“[…] a study of global connections shows the grip of encounter: friction. A wheel turns because of its encounter with the surface of the road; spinning in the air it goes nowhere. Rubbing two sticks together produces heat and light; one stick alone is just a stick. As a metaphorical image, friction reminds us that heterogeneous and unequal encounters can lead to new arrangements of culture and power” (Tsing 2005, 5).
No perspective is equal to another. Vision implies a subject that sees and is responsible for their now power to see. Equal positioning denies responsibility (Haraway 1988, 584) and it is dictated by globalisation logics of mainstream and hegemonic cultural and political domination regulated by circulations.
Images circulate globally either through market logics (e.g. art fairs and galleries, international exhibitions and publications), nation states’ cultural diplomacies or through the formless liquidity of online exhibitions or exchange platforms, which we have learnt over the last year that does not substitute but complement on-site exhibitions.
To break down problematic global circulations, there are no precise indications, as Irit Rogoff argues (2017), although the standpoints of the alternatives to global hegemonic narratives gravitate around Anna Tsing’s notion of “friction” as a form of performative imagination able to transform differences in alternative narratives and potential histories.
In an attempt to render alternative narratives to those depoliticised by mass media, the project sees twenty-two authors whose practice and situatedness are heterogeneous, dialoguing around the representation of contemporary society. The locality of Ireland and the views from nine Irish artists emerged as a point of departure to reflect on possibilities of frictions in a glocal context.
“On Possibilities of Frictions” is the first curatorial project by Ilaria Sponda (1998), an Italian curator, writer and visual artist based between Dublin and Lisbon. As a writer and curator, she is inspired by artists that particularly engage with photography and video as anthropologists of contemporary society, both on an individual and collective level, and local and global scale. Ilaria also focuses on visual education and dialogic practices within communities.

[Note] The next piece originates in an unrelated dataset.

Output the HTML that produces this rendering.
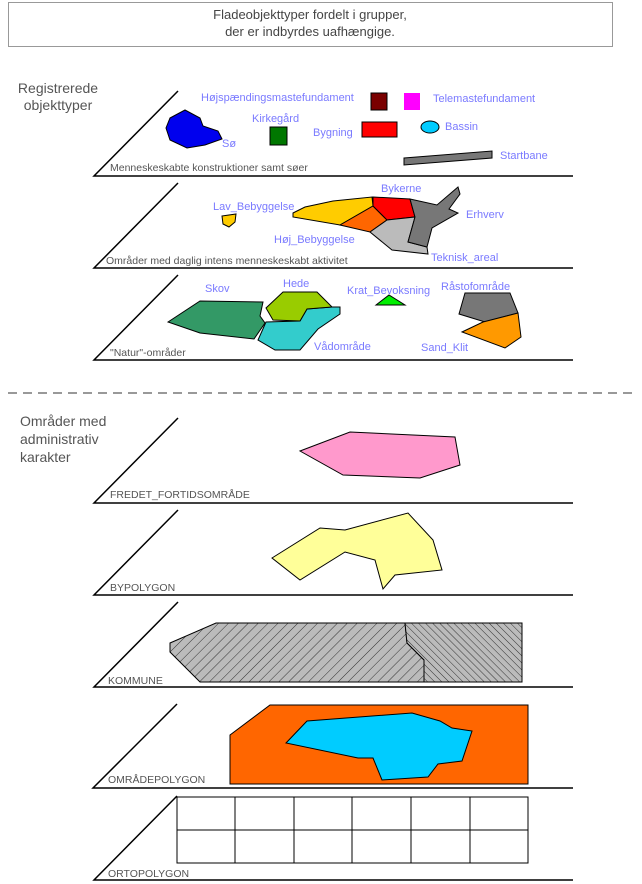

“On Possibilities of Frictions” authorial page will serve as a record of her current Master research on contemporary social documentary photography as a situated practice in a global context of the contemporary image exchange society and global circulation of art. In social documentary photography, so the kind of photography that tells about society, she individuates one of the most important sites where social exchange happens and where to witness a powerful critical language to start thinking differently the binary notion of global and local and deconstruct institutionalised powers at play into the present. Reflecting on the cultural, political and situated practices conducted by Irish and other artists from PHROOM international archive, her research attempts to provide effort in connecting the local and the global to not homogenise identities and representations but activate a critical global circulation of images.